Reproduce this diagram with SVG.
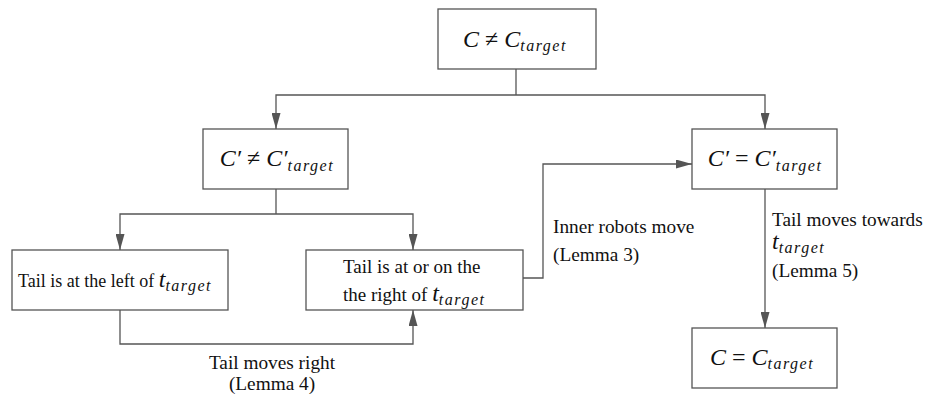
<svg xmlns="http://www.w3.org/2000/svg" width="925" height="395" viewBox="0 0 925 395">
<style>
.box{fill:#fff;stroke:#555;stroke-width:1.3}
.ln{fill:none;stroke:#555;stroke-width:1.3}
.t{font-family:"Liberation Serif","Times New Roman",serif;font-size:18px;fill:#111}
.l{font-family:"Liberation Serif","Times New Roman",serif;font-size:19.3px;fill:#111}
.m{font-family:"Liberation Serif","Times New Roman",serif;font-size:24px;fill:#111}
.i{font-style:italic}
.s{font-style:italic;font-size:16px;letter-spacing:1.5px}
</style>
<defs>
<marker id="ah" markerWidth="16" markerHeight="9" refX="16" refY="4.5" orient="auto" markerUnits="userSpaceOnUse">
<path d="M0,0 L16,4.5 L0,9 Z" fill="#555"/>
</marker>
</defs>
<rect width="925" height="395" fill="#fff"/>
<g id="connectors">
<path class="ln" d="M516,69 V95"/>
<path class="ln" d="M516,95 H276 V129" marker-end="url(#ah)"/>
<path class="ln" d="M516,95 H765 V129" marker-end="url(#ah)"/>
<path class="ln" d="M276,189 V214"/>
<path class="ln" d="M276,214 H120 V250" marker-end="url(#ah)"/>
<path class="ln" d="M276,214 H413 V250" marker-end="url(#ah)"/>
<path class="ln" d="M120,310 V344 H413 V310" marker-end="url(#ah)"/>
<path class="ln" d="M523,278 H543 V164 H692" marker-end="url(#ah)"/>
<path class="ln" d="M765,189 V328" marker-end="url(#ah)"/>
<text class="l" x="553" y="233">Inner robots move</text>
<text class="l" x="553" y="261">(Lemma 3)</text>
<text class="l" x="772" y="226">Tail moves towards</text>
<text class="m" x="772" y="249"><tspan class="i">t</tspan><tspan class="s" dy="4">target</tspan></text>
<text class="l" x="772" y="277">(Lemma 5)</text>
<text class="l" x="272" y="369" text-anchor="middle">Tail moves right</text>
<text class="l" x="272" y="390" text-anchor="middle">(Lemma 4)</text>
</g>
<g id="n-top">
<rect class="box" x="438" y="9" width="158" height="60"/>
<text class="m" x="515" y="47" text-anchor="middle"><tspan class="i">C</tspan> ≠ <tspan class="i">C</tspan><tspan class="s" dy="4">target</tspan></text>
</g>
<g id="n-left">
<rect class="box" x="203" y="129" width="145" height="60"/>
<text class="m" x="277" y="166" text-anchor="middle"><tspan class="i">C′</tspan> ≠ <tspan class="i">C′</tspan><tspan class="s" dy="5">target</tspan></text>
</g>
<g id="n-right">
<rect class="box" x="692" y="129" width="145" height="60"/>
<text class="m" x="765" y="166" text-anchor="middle"><tspan class="i">C′</tspan> = <tspan class="i">C′</tspan><tspan class="s" dy="5">target</tspan></text>
</g>
<g id="n-tail-left">
<rect class="box" x="12" y="250" width="216" height="60"/>
<text class="t" x="18" y="287">Tail is at the left of <tspan class="i" font-size="24px">t</tspan><tspan class="s" dy="4">target</tspan></text>
</g>
<g id="n-tail-right">
<rect class="box" x="306" y="250" width="217" height="60"/>
<text class="t" x="343" y="273" font-size="19px" style="font-size:19px">Tail is at or on the</text>
<text class="t" x="343" y="301" style="font-size:19px">the right of <tspan class="i" style="font-size:24px">t</tspan><tspan class="s" dy="4">target</tspan></text>
</g>
<g id="n-bottom">
<rect class="box" x="692" y="328" width="145" height="60"/>
<text class="m" x="762" y="365" text-anchor="middle"><tspan class="i">C</tspan> = <tspan class="i">C</tspan><tspan class="s" dy="4">target</tspan></text>
</g>
</svg>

:::::

__WRITTEN EXERCISE__. Retype the whole listing exactly and leave the pictures out.

__IN RESPONSE__.
Reproduce this diagram with SVG.
<svg xmlns="http://www.w3.org/2000/svg" width="925" height="395" viewBox="0 0 925 395">
<style>
.box{fill:#fff;stroke:#555;stroke-width:1.3}
.ln{fill:none;stroke:#555;stroke-width:1.3}
.t{font-family:"Liberation Serif","Times New Roman",serif;font-size:18px;fill:#111}
.l{font-family:"Liberation Serif","Times New Roman",serif;font-size:19.3px;fill:#111}
.m{font-family:"Liberation Serif","Times New Roman",serif;font-size:24px;fill:#111}
.i{font-style:italic}
.s{font-style:italic;font-size:16px;letter-spacing:1.5px}
</style>
<defs>
<marker id="ah" markerWidth="16" markerHeight="9" refX="16" refY="4.5" orient="auto" markerUnits="userSpaceOnUse">
<path d="M0,0 L16,4.5 L0,9 Z" fill="#555"/>
</marker>
</defs>
<rect width="925" height="395" fill="#fff"/>
<g id="connectors">
<path class="ln" d="M516,69 V95"/>
<path class="ln" d="M516,95 H276 V129" marker-end="url(#ah)"/>
<path class="ln" d="M516,95 H765 V129" marker-end="url(#ah)"/>
<path class="ln" d="M276,189 V214"/>
<path class="ln" d="M276,214 H120 V250" marker-end="url(#ah)"/>
<path class="ln" d="M276,214 H413 V250" marker-end="url(#ah)"/>
<path class="ln" d="M120,310 V344 H413 V310" marker-end="url(#ah)"/>
<path class="ln" d="M523,278 H543 V164 H692" marker-end="url(#ah)"/>
<path class="ln" d="M765,189 V328" marker-end="url(#ah)"/>
<text class="l" x="553" y="233">Inner robots move</text>
<text class="l" x="553" y="261">(Lemma 3)</text>
<text class="l" x="772" y="226">Tail moves towards</text>
<text class="m" x="772" y="249"><tspan class="i">t</tspan><tspan class="s" dy="4">target</tspan></text>
<text class="l" x="772" y="277">(Lemma 5)</text>
<text class="l" x="272" y="369" text-anchor="middle">Tail moves right</text>
<text class="l" x="272" y="390" text-anchor="middle">(Lemma 4)</text>
</g>
<g id="n-top">
<rect class="box" x="438" y="9" width="158" height="60"/>
<text class="m" x="515" y="47" text-anchor="middle"><tspan class="i">C</tspan> ≠ <tspan class="i">C</tspan><tspan class="s" dy="4">target</tspan></text>
</g>
<g id="n-left">
<rect class="box" x="203" y="129" width="145" height="60"/>
<text class="m" x="277" y="166" text-anchor="middle"><tspan class="i">C′</tspan> ≠ <tspan class="i">C′</tspan><tspan class="s" dy="5">target</tspan></text>
</g>
<g id="n-right">
<rect class="box" x="692" y="129" width="145" height="60"/>
<text class="m" x="765" y="166" text-anchor="middle"><tspan class="i">C′</tspan> = <tspan class="i">C′</tspan><tspan class="s" dy="5">target</tspan></text>
</g>
<g id="n-tail-left">
<rect class="box" x="12" y="250" width="216" height="60"/>
<text class="t" x="18" y="287">Tail is at the left of <tspan class="i" font-size="24px">t</tspan><tspan class="s" dy="4">target</tspan></text>
</g>
<g id="n-tail-right">
<rect class="box" x="306" y="250" width="217" height="60"/>
<text class="t" x="343" y="273" font-size="19px" style="font-size:19px">Tail is at or on the</text>
<text class="t" x="343" y="301" style="font-size:19px">the right of <tspan class="i" style="font-size:24px">t</tspan><tspan class="s" dy="4">target</tspan></text>
</g>
<g id="n-bottom">
<rect class="box" x="692" y="328" width="145" height="60"/>
<text class="m" x="762" y="365" text-anchor="middle"><tspan class="i">C</tspan> = <tspan class="i">C</tspan><tspan class="s" dy="4">target</tspan></text>
</g>
</svg>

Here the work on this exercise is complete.